Había que ser muy imbécil para discutir con Ramón Lobo. Lo conocí en 1986 o 1987. Acababan de nombrarlo jefe de la sección de Internacional del diario Expansión, que yo había contribuido a sacar a la calle solo unos meses antes. En aquella época él tenía una brillante cabellera rubia y la sonrisa permanente que ha conservado hasta sus últimos días. Hablaba lo imprescindible, y respondía a las preguntas con alguna frase irónica, breve como un telegrama. Aunque causó sensación entre las chicas de la redacción, no hay ningún indicio de que traicionara a su primera esposa.
Era un joven cordial, amable, un hombre bueno y un profesional competente y trabajador. Eso lo puede decir cualquiera que lo conociera en aquella época. Nos hicimos amigos de inmediato. Juntos fuimos de Expansión a La gaceta de los negocios, y de allí al diario El Sol. Como decía José Antonio Martínez Soler, fundador y director efímero de estos dos últimos diarios, íbamos como santa Teresa, de fundación en fundación.
Ramón parecía condenado a ser jefe de Internacional durante toda su vida, hasta que lo fichó El País. Fue una decisión acertada del periódico, tan acertada como disparatada fue incluirlo, tres decenios más tarde, entre los 140 periodistas despedidos en el ERE que la empresa hizo para tapar los agujeros de la gestión de su CEO de entonces, Juan Luis Cebrián. El tiempo pone a todos en su sitio: la sonrisa amable de Ramón es recordada con cariño y admiración por sus amigos, por sus compañeros y por los lectores, por los oyentes y por los televidentes; sin embargo, poca gente menor de 40 años sabe hoy quién es aquel tipo que lo despidió.
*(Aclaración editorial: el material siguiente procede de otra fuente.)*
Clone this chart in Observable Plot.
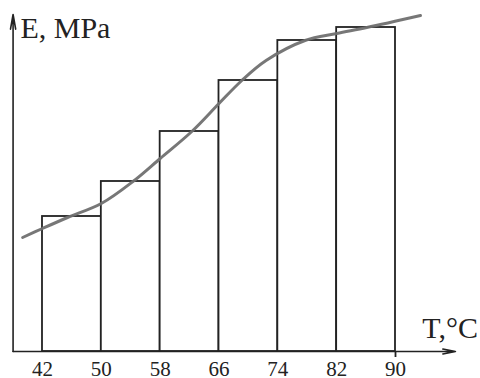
<!DOCTYPE html>
<html>
<head>
<meta charset="utf-8">
<script src="https://cdn.jsdelivr.net/npm/d3@7"></script>
<script src="https://cdn.jsdelivr.net/npm/@observablehq/plot@0.6"></script>
<style>
  html, body { margin: 0; padding: 0; background: #fff; }
  svg { display: block; }
  svg text { font-family: "Liberation Serif", "DejaVu Serif", serif !important; }
</style>
</head>
<body>
<div id="chart"></div>
<script>
// Bar intervals (T, °C) and bar heights (E, arbitrary units)
const binStarts = [42, 50, 58, 66, 74, 82];
const binEnds   = [50, 58, 66, 74, 82, 90];
const barE      = [135, 170, 220, 271, 311, 324];
const tickLabels = [42, 50, 58, 66, 74, 82, 90];

// Smooth fitted curve points
const curveT = [39.3, 42, 45.4, 50, 54.3, 58, 62.3, 66, 69.1, 72.4, 77.7, 82, 86.1, 93.4];
const curveE = [114, 123, 134, 148, 170, 193, 220, 248, 271, 291, 311, 318, 324, 336];

const bars = binStarts.map((s, i) => ({x1: s, x2: binEnds[i], y: barE[i]}));
const curve = curveT.map((t, i) => ({t, e: curveE[i]}));

const xMin = 38, xMax = 98, yMax = 335;
const ink = "#222";
const serif = "Liberation Serif";

const chart = Plot.plot({
  width: 480,
  height: 378,
  marginLeft: 12.58,
  marginRight: 26.17,
  marginTop: 16,
  marginBottom: 27,
  x: {domain: [xMin, xMax]},
  y: {domain: [0, yMax], axis: null},
  style: {background: "#fff", fontFamily: serif},
  marks: [
    Plot.rectY(bars, {x1: "x1", x2: "x2", y: "y", fill: "white", stroke: ink, strokeWidth: 1.8}),
    Plot.line(curve, {x: "t", y: "e", curve: "catmull-rom", stroke: "#707070", strokeWidth: 3, strokeOpacity: 0.95}),
    Plot.ruleX([binEnds[binEnds.length - 1]], {y1: -6, y2: 0, stroke: ink, strokeWidth: 1.8}),
    Plot.arrow([{x1: xMin, y1: 0, x2: xMax + 0.15, y2: 0}], {x1: "x1", y1: "y1", x2: "x2", y2: "y2", stroke: ink, strokeWidth: 1.6, headLength: 12, headAngle: 22}),
    Plot.arrow([{x1: xMin, y1: 0, x2: xMin, y2: yMax + 2}], {x1: "x1", y1: "y1", x2: "x2", y2: "y2", stroke: ink, strokeWidth: 1.6, headLength: 14, headAngle: 20}),
    Plot.axisX({ticks: tickLabels, tickSize: 0, tickPadding: 10, fontSize: 21, fill: ink, tickFormat: d => String(d)}),
    Plot.text(["E, MPa"], {x: 39.0, y: 314, textAnchor: "start", lineAnchor: "bottom", fontSize: 30, fill: ink}),
    Plot.text(["T,°C"], {x: 93.65, y: 14, textAnchor: "start", lineAnchor: "bottom", fontSize: 30, fill: ink})
  ]
});
document.getElementById("chart").appendChild(chart);
</script>
</body>
</html>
En El País, Ramón comenzó a viajar. Su mirada y su forma de contar seguían la senda de Ryszard KapuÅciÅski, aquel rey de los corresponsales que opinaba que “las malas personas no pueden ser periodistas”. Ramón desconfiaba de los editorialistas y de los jefes que le apremiaban con la hora de cierre o le exigían que les diera el titular de su crónica cuando él estaba en medio de una matanza entre tutsis y hutus en el corazón de Ruanda, o conduciendo a toda velocidad por la Avenida de los Francotiradores, en Sarajevo. Mientras otros hacían crónicas sobre el rudo valor de los combatientes, Ramón contaba las terribles historias de las víctimas. Por ellas se jugaba la vida. Fue precisamente su necesidad de escucharlas la que, en 2005, hizo que fuera secuestrado en un campo de refugiados de Gaza.
Decía al principio de esta crónica que había que ser muy imbécil para discutir con Ramón Lobo, un tipo que jamás alzaba la voz, hablaba con amable ironía, y siempre te regalaba una sonrisa. Un tipo que, cuando aquel señor como-se-llame lo dejó en la calle, se multiplicó en varios medios y se ganó su lugar en los escaparates de las librerías. Fue más periodista que nunca, más admirado que nunca.
Mi amigo Ramón Lobo, El Lobito, ha muerto. En un mensaje enviado a sus amigos para prevenirnos de la inminencia del desenlace, su viuda, María, contó que los médicos le habían preguntado cómo quería morir. Cuando salieron de la habitación, Ramón le dijo: “Al final no soy un impostor”. Ella añadió en su mensaje: “Consecuente hasta el final”. Efectivamente, fue un héroe consecuente.